Specific resistance prevents the evolution of general resistance and facilitates disease emergence

• Published in: Journal of evolutionary biology Vol. 36; no. 5; pp. 753 - 763
• Main Authors: Hulse, Samuel V., Antonovics, Janis, Hood, Michael E., Bruns, Emily L.
• Format: Journal Article
• Language: English
• Published: Switzerland Blackwell Publishing Ltd 01.05.2023
• Subjects: Biological Evolution; Disease resistance; Disease Resistance - genetics; Electrical resistivity; Evolution; evolutionary feedback; general resistance; Genotype; Health risks; host shift; Host-Pathogen Interactions - genetics; Humans; Pathogens; quantitative resistance; specific resistance; spillover; spillover; specific resistance; quantitative resistance; general resistance; host shift; evolutionary feedback
• ISSN: 1010-061X; 1420-9101
• DOI: 10.1111/jeb.14170

Host‐shifts, where pathogens jump from an ancestral host to a novel host, can be facilitated or impeded by standing variation in disease resistance, but only if resistance provides broad‐spectrum general resistance against multiple pathogen species.

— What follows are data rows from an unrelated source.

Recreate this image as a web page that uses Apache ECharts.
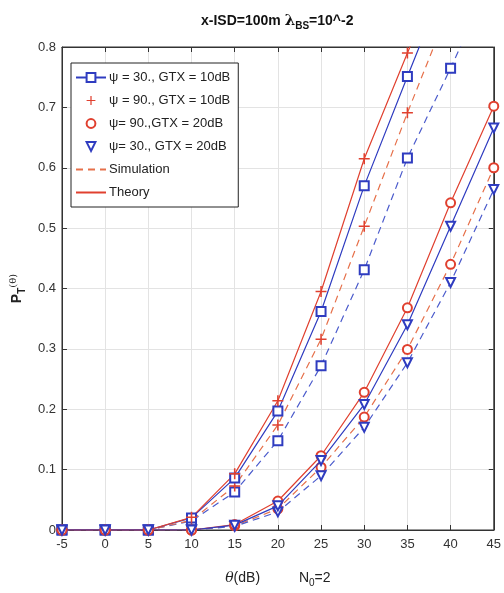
<!DOCTYPE html>
<html>
<head>
<meta charset="utf-8">
<script src="https://cdn.jsdelivr.net/npm/echarts@6/dist/echarts.min.js"></script>
<style>
  html, body { margin: 0; padding: 0; background: #fff; }
  #main { width: 504px; height: 593px; }
</style>
</head>
<body>
<div id="main"></div>
<script>
// x values (dB)
var theta = [-5, 0, 5, 10, 15, 20, 25, 30, 35, 40, 45];

// psi = 30, GTX = 10dB (squares)
var sq10Theory = [0, 0, 0, 0.02, 0.086, 0.197, 0.362, 0.57, 0.751, 0.93, null];
var sq10Sim = [0, 0, 0, 0.015, 0.063, 0.148, 0.272, 0.431, 0.616, 0.765, 0.92];
// psi = 90, GTX = 10dB (plus)
var plus10Theory = [0, 0, 0, 0.021, 0.093, 0.214, 0.395, 0.615, 0.79, 0.96, null];
var plus10Sim = [0, 0, 0, 0.016, 0.073, 0.174, 0.316, 0.503, 0.691, 0.87, null];
// psi = 90, GTX = 20dB (circles)
var circ20Theory = [0, 0, 0, 0, 0.009, 0.048, 0.123, 0.228, 0.368, 0.542, 0.702];
var circ20Sim = [0, 0, 0, 0, 0.007, 0.035, 0.104, 0.187, 0.299, 0.44, 0.6];
// psi = 30, GTX = 20dB (down triangles)
var tri20Theory = [0, 0, 0, 0, 0.008, 0.04, 0.115, 0.208, 0.34, 0.503, 0.666];
var tri20Sim = [0, 0, 0, 0, 0.006, 0.03, 0.09, 0.17, 0.277, 0.41, 0.564];

var legendNames = ['ψ = 30., GTX = 10dB', 'ψ = 90., GTX = 10dB', 'ψ= 90.,GTX = 20dB', 'ψ= 30., GTX = 20dB', 'Simulation', 'Theory'];

var blue = '#2f3cc0', blueDash = '#4b5bcc';
var red = '#e0402f', redDash = '#e6704a';
var plusPath = 'path://M4.3,0h1.4v4.3h4.3v1.4h-4.3v4.3h-1.4v-4.3h-4.3v-1.4h4.3z';
var font = "'Liberation Sans Narrow', 'Liberation Sans', Arial, sans-serif";

function pairs(arr) {
  var out = [];
  for (var i = 0; i < theta.length; i++) out.push([theta[i], arr[i]]);
  return out;
}

function line(name, data, color, dashed, symbol, rotate, markerColor) {
  return {
    name: name,
    type: 'line',
    data: pairs(data),
    symbol: symbol,
    symbolSize: symbol === plusPath ? 11 : 9,
    symbolRotate: rotate || 0,
    clip: true,
    z: dashed ? 2 : 3,
    lineStyle: { color: color, width: 1.2, type: dashed ? [7, 5] : 'solid' },
    itemStyle: { color: markerColor, borderWidth: 1.2 },
    emphasis: { disabled: true }
  };
}

var chart = echarts.init(document.getElementById('main'));
chart.setOption({
  animation: false,
  backgroundColor: '#fff',
  title: {
    text: '{a|x-ISD=100m }{l|λ}{s|BS}{a|=10^-2}',
    left: 196,
    top: 6,
    textStyle: {
      rich: {
        a: { fontSize: 14, fontWeight: 'bold', color: '#111', fontFamily: font },
        l: { fontSize: 15, color: '#111', fontFamily: 'DejaVu Serif' },
        s: { fontSize: 10, fontWeight: 'bold', color: '#111', fontFamily: font, padding: [10, 0, 0, 0] }
      }
    }
  },
  grid: { left: 58, right: 8, top: 47, bottom: 63, show: true, borderColor: '#333', borderWidth: 1 },
  legend: {
    orient: 'vertical',
    left: 71,
    top: 63,
    padding: [8, 8, 8, 4],
    backgroundColor: '#fff',
    borderColor: '#222',
    borderWidth: 1,
    itemWidth: 30,
    itemHeight: 11,
    itemGap: 10,
    selectedMode: false,
    textStyle: { fontSize: 13, color: '#222', fontFamily: font, padding: [0, 0, 0, -2] },
    data: [
      { name: legendNames[0] },
      { name: legendNames[1], lineStyle: { opacity: 0 } },
      { name: legendNames[2], lineStyle: { opacity: 0 } },
      { name: legendNames[3], lineStyle: { opacity: 0 } },
      { name: legendNames[4], itemStyle: { opacity: 0 } },
      { name: legendNames[5], itemStyle: { opacity: 0 } }
    ]
  },
  xAxis: [{
    type: 'value',
    min: -5, max: 45, interval: 5,
    name: '{i|θ}{n|(dB)          N}{sub|0}{n|=2}',
    nameLocation: 'middle',
    nameGap: 38,
    nameTextStyle: {
      rich: {
        i: { fontSize: 14, fontStyle: 'italic', color: '#222', fontFamily: 'DejaVu Serif' },
        n: { fontSize: 14, color: '#222', fontFamily: font },
        sub: { fontSize: 10, color: '#222', fontFamily: font, padding: [10, 0, 0, 0] }
      }
    },
    axisLine: { show: true, onZero: false, lineStyle: { color: '#333' } },
    axisTick: { inside: true, length: 5, lineStyle: { color: '#333' } },
    axisLabel: { fontSize: 13, color: '#333', fontFamily: font, margin: 8 },
    splitLine: { show: true, lineStyle: { color: '#e3e3e3' } }
  }, {
    type: 'value', position: 'top',
    min: -5, max: 45, interval: 5,
    axisLine: { show: true, onZero: false, lineStyle: { color: '#333' } },
    axisTick: { inside: true, length: 5, lineStyle: { color: '#333' } },
    axisLabel: { show: false },
    splitLine: { show: false }
  }],
  yAxis: [{
    type: 'value',
    min: 0, max: 0.8, interval: 0.1,
    name: '{p|P}{sub|T}{sup|(θ)}',
    nameLocation: 'middle',
    nameRotate: 90,
    nameGap: 34,
    nameTextStyle: {
      rich: {
        p: { fontSize: 14, fontWeight: 'bold', color: '#222', fontFamily: font },
        sub: { fontSize: 10, fontWeight: 'bold', color: '#222', fontFamily: font, padding: [10, 0, 0, 0] },
        sup: { fontSize: 10, color: '#222', fontFamily: 'DejaVu Serif', padding: [0, 0, 8, 0] }
      }
    },
    axisLine: { show: true, onZero: false, lineStyle: { color: '#333' } },
    axisTick: { show: true, inside: true, length: 5, lineStyle: { color: '#333' } },
    axisLabel: { fontSize: 13, color: '#333', fontFamily: font, margin: 6 },
    splitLine: { show: true, lineStyle: { color: '#e3e3e3' } }
  }, {
    type: 'value', position: 'right',
    min: 0, max: 0.8, interval: 0.1,
    axisLine: { show: true, onZero: false, lineStyle: { color: '#333' } },
    axisTick: { show: true, inside: true, length: 5, lineStyle: { color: '#333' } },
    axisLabel: { show: false },
    splitLine: { show: false }
  }],
  series: [
    line('sim-sq10', sq10Sim, blueDash, true, 'emptyRect', 0, blue),
    line('sim-plus10', plus10Sim, redDash, true, plusPath, 0, red),
    line('sim-circ20', circ20Sim, redDash, true, 'emptyCircle', 0, red),
    line('sim-tri20', tri20Sim, blueDash, true, 'emptyTriangle', 180, blue),
    line(legendNames[0], sq10Theory, blue, false, 'emptyRect', 0, blue),
    line(legendNames[1], plus10Theory, red, false, plusPath, 0, red),
    line(legendNames[2], circ20Theory, red, false, 'emptyCircle', 0, red),
    line(legendNames[3], tri20Theory, blue, false, 'emptyTriangle', 180, blue),
    { name: legendNames[4], type: 'line', data: [], symbol: 'none', itemStyle: { color: redDash }, lineStyle: { color: redDash, width: 1.2, type: [7, 5] } },
    { name: legendNames[5], type: 'line', data: [], symbol: 'none', itemStyle: { color: red }, lineStyle: { color: red, width: 1.2 } }
  ]
});
</script>
</body>
</html>
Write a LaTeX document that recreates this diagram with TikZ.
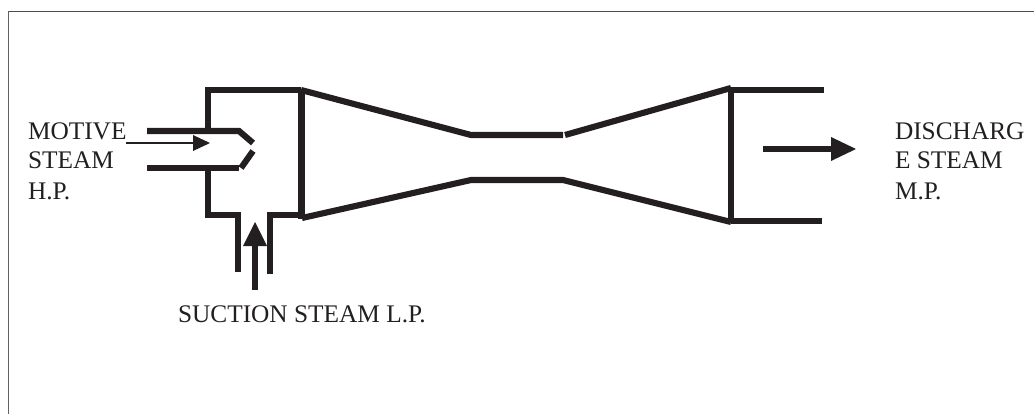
\documentclass[tikz,border=0pt]{standalone}
\usepackage{fontspec}
\setmainfont{Liberation Serif}
\definecolor{ink}{HTML}{231F20}
\tikzset{
  wall/.style={draw=ink,line width=4.6pt,line cap=butt,line join=miter},
  label/.style={anchor=base west,inner sep=0pt,outer sep=0pt,text=ink,font=\fontsize{19}{19}\selectfont},
  head/.style={fill=ink,draw=none}
}
\begin{document}
\begin{tikzpicture}[x=0.75pt,y=-0.75pt]
\useasboundingbox (0,0) rectangle (1034,414);
\draw[draw=ink!80,line width=0.9pt] (8.5,11.5) -- (1034,11.5);
\draw[draw=ink!70,line width=1.4pt] (8.5,11) -- (8.5,414);
% motive nozzle
\draw[wall] (147,131) -- (239,131) -- (253,143);
\draw[wall] (147,168) -- (239,168);
\draw[wall] (241,168) -- (253,151);
% suction chamber
\draw[wall] (208,131) -- (208,90) -- (301,90);
\draw[wall] (208,170) -- (208,215) -- (238,215) -- (238,272);
\draw[wall] (270,274) -- (270,215) -- (302,215);
\draw[wall] (301.5,89) -- (301.5,219);
% venturi
\draw[wall] (301,90) -- (471,135) -- (563,135);
\draw[wall] (565,135) -- (731,88);
\draw[wall] (302,218) -- (471,180) -- (563,180) -- (731,222);
\draw[wall] (731,87) -- (731,223);
\draw[wall] (731,90) -- (824,90);
\draw[wall] (731,221) -- (822,221);
% arrows
\draw[draw=ink,line width=2pt] (126,143) -- (195,143);
\fill[head] (193,135) -- (210,143) -- (193,151) -- cycle;
\draw[draw=ink,line width=4.6pt] (255,290) -- (255,244);
\fill[head] (243,246) -- (255,222) -- (267,246) -- cycle;
\draw[draw=ink,line width=4.6pt] (763,149) -- (833,149);
\fill[head] (831,137) -- (856,149) -- (831,161) -- cycle;
% labels
\node[label] (m1) at (28,139) {MOTIVE};
\node[label] (m2) at (28,168) {STEAM};
\node[label] (m3) at (28,199) {H.P.};
\node[label] (s1) at (178,322) {SUCTION STEAM L.P.};
\node[label] (d1) at (895,139) {DISCHARG};
\node[label] (d2) at (895,168) {E STEAM};
\node[label] (d3) at (895,199) {M.P.};
\end{tikzpicture}
\end{document}
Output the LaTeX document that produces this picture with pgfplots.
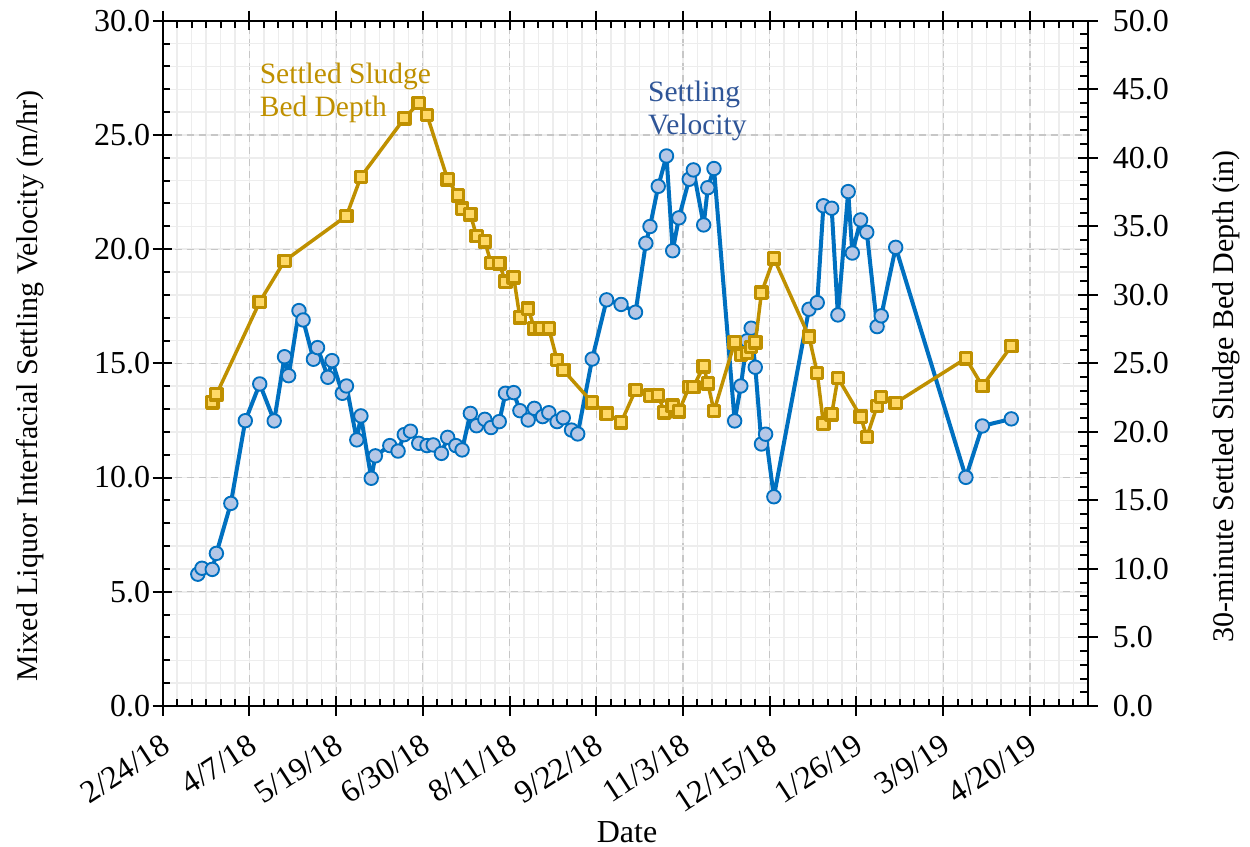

Host resistance comes in many forms and includes both general resistance, as well as specific resistance, which may only be effective against a single pathogen species or even genotype. However, most evolutionary models consider only one of these forms of resistance, and we have less understanding of how these two forms of resistance evolve in tandem. Here, we develop a model that allows for the joint evolution of specific and general resistance and asks if the evolution of specific resistance drives a decrease in the evolution of general resistance. We also explore how these evolutionary outcomes affect the risk of foreign pathogen invasion and persistence. We show that in the presence of a single endemic pathogen, the two forms of resistance are strongly exclusionary. Critically, we find that specific resistance polymorphisms can prevent the evolution of general resistance, facilitating the invasion of foreign pathogens. We also show that specific resistance polymorphisms are a necessary condition for the successful establishment of foreign pathogens following invasion, as they prevent the exclusion of the foreign pathogen by the more transmissible endemic pathogen. Our results demonstrate the importance of considering the joint evolution of multiple forms of resistance when evaluating a population's susceptibility to foreign pathogens. Using a model incorporating both general (quantitative, effective against multiple pathogens) and specific (qualitative, effective against a single pathogen) resistance, we found that the evolution of specific resistance can suppress general resistance, both in individuals with and without specific resistance. The loss of general resistance can then elevate a host population's risk of foreign pathogen spillover. However, with the introduction of a foreign pathogen, we found that general resistance became reestablished, although only in individuals without specific resistance.